Does the National Labor Relations Act exceed Congress's power under the Commerce Clause by regulating the labor relations of manufacturing companies?

IV. Rule

Congress has the authority under the Commerce Clause to regulate activities that have a substantial effect on interstate commerce. The National Labor Relations Act is a valid exercise of this power as it addresses labor practices that significantly impact commerce.

V. Holding

The Supreme Court held that the National Labor Relations Act was constitutional and that Congress has the power to regulate labor relations in industries that have a significant impact on interstate commerce.

VI. Reasoning

The Court's decision, delivered by Chief Justice Charles Evans Hughes, emphasized that the scope of the Commerce Clause extends to activities that might be intrastate in nature but have a substantial relation to interstate commerce. In the case of Jones & Laughlin Steel Corporation, the threat of labor disputes disrupting industrial production could significantly affect commerce across state lines.
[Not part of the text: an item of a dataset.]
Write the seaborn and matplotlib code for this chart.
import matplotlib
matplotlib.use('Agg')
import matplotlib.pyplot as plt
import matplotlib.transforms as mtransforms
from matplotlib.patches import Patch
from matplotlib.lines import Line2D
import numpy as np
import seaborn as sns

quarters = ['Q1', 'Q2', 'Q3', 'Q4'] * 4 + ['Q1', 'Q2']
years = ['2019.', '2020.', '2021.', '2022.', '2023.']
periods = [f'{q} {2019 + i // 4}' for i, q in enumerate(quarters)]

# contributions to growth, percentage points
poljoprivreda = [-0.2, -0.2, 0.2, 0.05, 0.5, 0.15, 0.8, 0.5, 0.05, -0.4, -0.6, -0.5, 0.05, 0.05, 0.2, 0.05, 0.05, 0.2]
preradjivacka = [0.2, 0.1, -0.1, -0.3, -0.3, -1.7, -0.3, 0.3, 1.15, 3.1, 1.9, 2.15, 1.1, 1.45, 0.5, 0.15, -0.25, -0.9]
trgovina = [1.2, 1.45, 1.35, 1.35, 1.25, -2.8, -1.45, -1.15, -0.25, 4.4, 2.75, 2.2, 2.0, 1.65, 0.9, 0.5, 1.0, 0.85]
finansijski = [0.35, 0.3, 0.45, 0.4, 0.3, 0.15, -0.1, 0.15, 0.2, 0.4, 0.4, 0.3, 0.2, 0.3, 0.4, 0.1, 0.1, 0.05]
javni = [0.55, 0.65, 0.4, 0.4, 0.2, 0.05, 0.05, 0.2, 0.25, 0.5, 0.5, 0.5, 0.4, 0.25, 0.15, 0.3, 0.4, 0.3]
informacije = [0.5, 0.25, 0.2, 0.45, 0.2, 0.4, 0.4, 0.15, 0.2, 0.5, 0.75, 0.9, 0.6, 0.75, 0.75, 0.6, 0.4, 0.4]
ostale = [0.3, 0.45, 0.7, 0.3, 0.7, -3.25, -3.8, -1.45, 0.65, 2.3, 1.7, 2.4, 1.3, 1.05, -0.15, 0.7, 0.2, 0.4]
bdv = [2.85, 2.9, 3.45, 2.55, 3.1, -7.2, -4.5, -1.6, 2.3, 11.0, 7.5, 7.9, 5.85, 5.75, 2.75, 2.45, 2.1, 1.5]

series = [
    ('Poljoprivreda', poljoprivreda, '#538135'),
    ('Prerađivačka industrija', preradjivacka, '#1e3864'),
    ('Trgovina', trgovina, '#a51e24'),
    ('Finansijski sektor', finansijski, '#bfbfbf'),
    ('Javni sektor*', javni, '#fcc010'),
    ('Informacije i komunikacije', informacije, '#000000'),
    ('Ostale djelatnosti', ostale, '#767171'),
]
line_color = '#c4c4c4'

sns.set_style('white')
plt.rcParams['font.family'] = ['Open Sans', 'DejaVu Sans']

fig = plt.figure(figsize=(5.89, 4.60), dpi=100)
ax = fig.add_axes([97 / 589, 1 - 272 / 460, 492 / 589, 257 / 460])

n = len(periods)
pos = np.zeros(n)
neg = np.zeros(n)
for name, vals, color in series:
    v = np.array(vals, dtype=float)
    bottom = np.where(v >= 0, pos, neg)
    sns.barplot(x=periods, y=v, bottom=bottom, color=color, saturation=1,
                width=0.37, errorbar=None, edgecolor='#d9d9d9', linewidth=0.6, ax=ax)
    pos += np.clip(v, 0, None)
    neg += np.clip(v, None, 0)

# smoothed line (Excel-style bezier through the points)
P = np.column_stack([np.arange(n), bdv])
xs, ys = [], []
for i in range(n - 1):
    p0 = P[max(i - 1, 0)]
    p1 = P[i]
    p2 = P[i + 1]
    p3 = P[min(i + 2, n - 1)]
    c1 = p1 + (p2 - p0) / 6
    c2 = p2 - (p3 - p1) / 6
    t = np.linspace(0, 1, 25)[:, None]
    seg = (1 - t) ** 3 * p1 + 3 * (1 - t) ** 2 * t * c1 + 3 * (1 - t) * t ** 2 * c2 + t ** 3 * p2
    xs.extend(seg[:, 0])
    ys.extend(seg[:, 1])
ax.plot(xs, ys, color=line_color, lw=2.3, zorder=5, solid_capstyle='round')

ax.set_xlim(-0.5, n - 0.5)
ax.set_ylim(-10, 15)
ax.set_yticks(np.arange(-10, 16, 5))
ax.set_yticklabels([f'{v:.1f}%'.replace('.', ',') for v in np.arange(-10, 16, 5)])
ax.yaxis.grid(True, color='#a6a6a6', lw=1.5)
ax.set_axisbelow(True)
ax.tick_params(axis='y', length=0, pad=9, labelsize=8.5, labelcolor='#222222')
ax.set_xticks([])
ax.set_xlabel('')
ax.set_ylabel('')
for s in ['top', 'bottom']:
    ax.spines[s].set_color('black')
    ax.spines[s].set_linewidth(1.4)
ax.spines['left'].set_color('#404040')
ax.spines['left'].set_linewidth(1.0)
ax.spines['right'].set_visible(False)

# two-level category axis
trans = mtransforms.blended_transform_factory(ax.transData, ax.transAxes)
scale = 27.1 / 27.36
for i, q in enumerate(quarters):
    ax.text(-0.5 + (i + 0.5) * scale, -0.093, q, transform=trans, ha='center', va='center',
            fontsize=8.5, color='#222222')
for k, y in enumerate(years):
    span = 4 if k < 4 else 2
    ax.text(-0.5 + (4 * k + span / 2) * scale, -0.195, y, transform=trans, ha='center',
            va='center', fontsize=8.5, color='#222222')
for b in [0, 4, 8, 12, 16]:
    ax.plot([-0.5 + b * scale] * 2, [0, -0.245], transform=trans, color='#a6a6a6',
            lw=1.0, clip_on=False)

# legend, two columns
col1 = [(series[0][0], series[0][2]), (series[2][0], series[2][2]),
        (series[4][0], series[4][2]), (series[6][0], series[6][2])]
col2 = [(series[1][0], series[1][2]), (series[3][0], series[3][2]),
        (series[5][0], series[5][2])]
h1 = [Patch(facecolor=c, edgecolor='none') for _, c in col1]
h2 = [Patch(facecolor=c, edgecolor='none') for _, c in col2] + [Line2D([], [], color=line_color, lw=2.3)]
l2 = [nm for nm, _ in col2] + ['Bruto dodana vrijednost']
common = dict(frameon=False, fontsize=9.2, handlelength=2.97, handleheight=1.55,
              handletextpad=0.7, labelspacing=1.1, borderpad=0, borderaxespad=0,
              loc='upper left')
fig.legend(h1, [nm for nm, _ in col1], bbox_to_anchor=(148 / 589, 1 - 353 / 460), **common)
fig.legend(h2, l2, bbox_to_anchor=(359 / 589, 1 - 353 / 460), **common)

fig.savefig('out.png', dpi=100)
Therefore, the regulation of labor practices by the federal government was seen as necessary to ensure the free flow of trade. The decision marked an expansion of federal power, emphasizing that Congress could regulate local activities if they had a demonstrable impact on interstate commerce.

VII. Significance

This case is significant for its endorsement of federal intervention in labor relations, establishing a broader interpretation of the Commerce Clause's reach. It was a cornerstone in New Deal legislation being upheld, symbolizing a shift in judicial perspective toward more permissible interpretations of federal powers over the dominion of states. Law students reviewing this case gain insights into the federal-state balance, the Commerce Clause's scope, and the evolution of labor rights in the U.S.

VIII. Conclusion

The decision in National Labor Relations Board v. Jones & Laughlin Steel Corporation reflects a significant transformation in U.S. constitutional law by embracing an expanded role for the federal government to address national economic challenges through legislative action. This judicial shift away from strict interpretations of federal powers allowed the government to implement robust labor rights reforms, setting a precedent for future regulations that would promote economic stability and workers' rights. For law students, this case presents an opportunity to understand the dynamics of constitutional interpretation and the implications of judicial decisions on federalism, labor rights, and economic policy. It serves as a cornerstone in the constitutional backing of New Deal policies, illustrating how legal interpretations adapt to societal and economic transformations, reinforcing the integral nature of labor rights in the broader context of American legal and economic history.